The Mission: Officially known as Orbital Sciences CRS Flight 9E, or OA-9 for short, the mission carries the new Cold Atom Laboratory and other equipment and supplies to the International Space Station and the six astronauts currently orbiting the Earth.

How to Watch: The launch will be televised by NASA TV. The flight facility also offers a public viewing area.

After the Launch: The space station’s orbital path takes it around the world 16 times a day, and it’s periodically visible at dawn and dusk. “You can sign up for alerts from NASA or by downloading the NASA app to see when sighting opportunities will occur,” Petro says. “Just know that in the coming weeks, a small part of Bates will be flying overhead!”


In Alexandria, Va., Petro will get up very early on Monday, not only because he’s professionally interested (and not only because he and his wife, Jennifer Giblin ’01, have two early-rising young children).

“I’m insanely proud of Bates. This is all about the power of science at Bates,” Petro said from the Goddard Space Flight Center on Thursday. “Here I am at Goddard, a member of the NASA science community, and Bates is part of this really cool opportunity.”

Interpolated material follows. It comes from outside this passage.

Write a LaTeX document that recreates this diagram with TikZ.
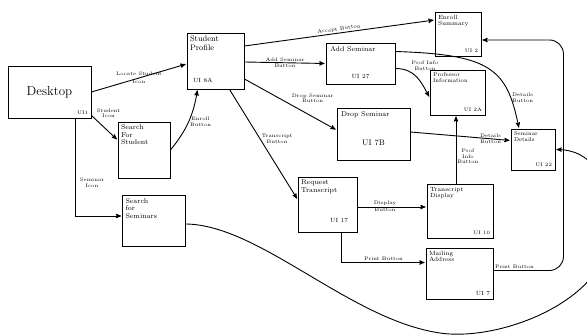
\documentclass[tikz,border=0pt]{standalone}
\usepackage{amsmath}
\usepackage{tikz}
\usetikzlibrary{arrows}

\begin{document}
\begin{tikzpicture}[>=stealth', shorten >=1pt, x=1pt, y=-1pt, line width=0.9pt,
    screen/.style={draw, rectangle, inner sep=0pt},
    title/.style={anchor=north west, align=left, inner sep=3pt, font=\fontsize{7}{7.5}\selectfont},
    uitag/.style={anchor=south east, inner sep=3pt, font=\fontsize{5}{6}\selectfont},
    hint/.style={align=center, inner sep=1pt, font=\fontsize{5}{5.5}\selectfont}]
    \useasboundingbox (0,0) rectangle (587,336);

    % screens
    \node[screen, minimum width=83, minimum height=52, font=\fontsize{13}{14}\selectfont,
          label={[uitag]south east:UI1}] (desktop) at (49.5,92) {Desktop};
    \node[screen, minimum width=52, minimum height=56,
          label={[title]north west:Search\\For\\Student}] (sstudent) at (144,150) {};
    \node[screen, minimum width=63, minimum height=51,
          label={[title]north west:Search\\for\\Seminars}] (sseminar) at (154,221) {};
    \node[screen, minimum width=57, minimum height=56,
          label={[title, font=\fontsize{8}{8.5}\selectfont]north west:Student\\Profile},
          label={[uitag, anchor=south west, font=\fontsize{6}{7}\selectfont, inner sep=6pt]south west:UI 8A}] (profile) at (215.5,61) {};
    \node[screen, minimum width=69, minimum height=41,
          label={[title, inner sep=4pt]north west:Add Seminar},
          label={[uitag, anchor=south, inner sep=5pt, font=\fontsize{6}{7}\selectfont]south:UI 27}] (addsem) at (360.5,63.5) {};
    \node[screen, minimum width=46, minimum height=44,
          label={[title, font=\fontsize{6}{6.5}\selectfont]north west:Enroll\\Summary},
          label={[uitag]south east:UI 2}] (enroll) at (458,34) {};
    \node[screen, minimum width=55, minimum height=45,
          label={[title, font=\fontsize{5.5}{6}\selectfont]north west:Professor\\Information},
          label={[uitag]south east:UI 2A}] (profinfo) at (457.5,92.5) {};
    \node[screen, minimum width=73, minimum height=52,
          label={[title, inner sep=4pt]north west:Drop Seminar},
          label={[uitag, anchor=south, inner sep=14pt, font=\fontsize{8}{9}\selectfont]south:UI 7B}] (dropsem) at (373.5,134) {};
    \node[screen, minimum width=44, minimum height=41,
          label={[title, font=\fontsize{5.5}{6}\selectfont]north west:Seminar\\Details},
          label={[uitag]south east:UI 22}] (semdet) at (533,149.5) {};
    \node[screen, minimum width=59, minimum height=55,
          label={[title]north west:Request\\Transcript},
          label={[uitag, inner sep=9pt, font=\fontsize{6}{7}\selectfont]south east:UI 17}] (request) at (327.5,204.5) {};
    \node[screen, minimum width=66, minimum height=54,
          label={[title, font=\fontsize{6}{6.5}\selectfont]north west:Transcript\\Display},
          label={[uitag]south east:UI 10}] (transdisp) at (460,211) {};
    \node[screen, minimum width=67, minimum height=51,
          label={[title, font=\fontsize{6}{6.5}\selectfont]north west:Mailing\\Address},
          label={[uitag, font=\fontsize{6}{7}\selectfont]south east:UI 7}] (mailing) at (459.5,273.5) {};

    \coordinate (bottom) at (440,333);
    \coordinate (far) at (610,230);

    % transitions
    \draw[->] (desktop.east) -- node[hint, above=1pt] {Locate Student} node[hint, below=1pt] {Icon} ([yshift=-3pt]profile.west);
    \draw[->] ([yshift=3pt]desktop.south east) -- node[hint, pos=0.15, above right] {Student\\Icon} ([yshift=10pt]sstudent.west);
    \draw[->] ([xshift=26pt]desktop.south) |- node[hint, pos=0.33, right=3pt] {Seminar\\Icon} ([yshift=5pt]sseminar.west);
    \draw[->] (sstudent.east) to[bend right=15] node[hint, right] {Enroll\\Button} ([xshift=-18pt]profile.south);
    \draw[->] ([yshift=15pt]profile.east) -- node[hint, sloped, above] {Accept Button} ([yshift=14pt]enroll.west);
    \draw[->] ([yshift=-1pt]profile.east) -- node[hint, above] {Add Seminar} node[hint, below] {Button} (addsem.west);
    \draw[->] ([yshift=-18pt]profile.east) -- node[hint, pos=0.5, above right=0pt] {Drop Seminar\\Button} ([yshift=4pt]dropsem.west);
    \draw[->] ([xshift=14pt]profile.south) -- node[hint, pos=0.45, right] {Transcript\\Button} ([yshift=5pt]request.west);
    \draw[->] ([yshift=-5pt]addsem.east) .. controls +(20,0) and +(-8,-15) .. node[hint, pos=0.3, above right=0pt] {Prof Info\\Button} ([yshift=-5pt]profinfo.west);
    \draw[->] ([yshift=12pt]addsem.east) .. controls +(95,3) and +(-12,-60) .. node[hint, pos=0.8, right] {Details\\Button} ([xshift=-14pt]semdet.north);
    \draw[->] ([yshift=2pt]dropsem.east) -- node[hint, pos=0.8, above] {Details} node[hint, pos=0.8, below] {Button} ([yshift=9pt]semdet.west);
    \draw[->] ([xshift=-4pt]transdisp.north) -- node[hint, pos=0.4, right] {Prof\\Info\\Button} ([xshift=-1.5pt]profinfo.south);
    \draw[->] ([yshift=-2.5pt]request.east) -- node[hint, pos=0.4, above] {Display} node[hint, pos=0.4, below] {Button} ([yshift=4pt]transdisp.west);
    \draw[->] ([xshift=14pt]request.south) |- node[hint, pos=0.75, above] {Print Button} ([yshift=11pt]mailing.west);
    \draw[->, rounded corners=14pt] ([yshift=3pt]mailing.east) -| node[hint, pos=0.15, above] {Print Button} ([xshift=82pt, yshift=-6pt]enroll.east) -- ([yshift=-6pt]enroll.east);
    \draw[->] ([yshift=-3pt]sseminar.east) .. controls (260,225) and (350,320) .. (bottom)
        .. controls (500,342) and (610,300) .. (far)
        .. controls (610,175) and (590,150) .. (semdet.east);
\end{tikzpicture}
\end{document}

Scientist Noah Petro ’01 represented NASA at a minor league baseball game in Oregon last August that had an “eclipse delay” because of the total eclipse of the sun. (Photograph courtesy NASA/W. Hrybyk)

He’s proud of the Bates-into-space launch, he says, because it reaffirms what he and others at NASA know well. “We Batesies — all of us liberal arts grads — do really great science,” Petro says, noting that a liberal arts graduate just down the hall trains the astronauts now aboard the ISS.

“This is not about putting Bates on the map of science teaching and research. It puts yet another Bates pin in the map.”

Petro earned a doctorate at Brown; his dissertation was “Provenance of Lunar Regolith Components: Redistribution of Material by Craters from the Heavy Bombardment Period through the Copernican Era.”

“Bates is just as preparatory for a career in science as any other institution in the country,” he says. “In fact, Bates may do it even better. But that’s just my opinion!”

“This does not put Bates on the map of science teaching and research. It puts yet another Bates pin in the map.”

Here are seven things to know about Lundblad’s research aboard the space station.

1. Once it’s plugged in, the Cold Atom Lab will be the coldest known environment in the universe.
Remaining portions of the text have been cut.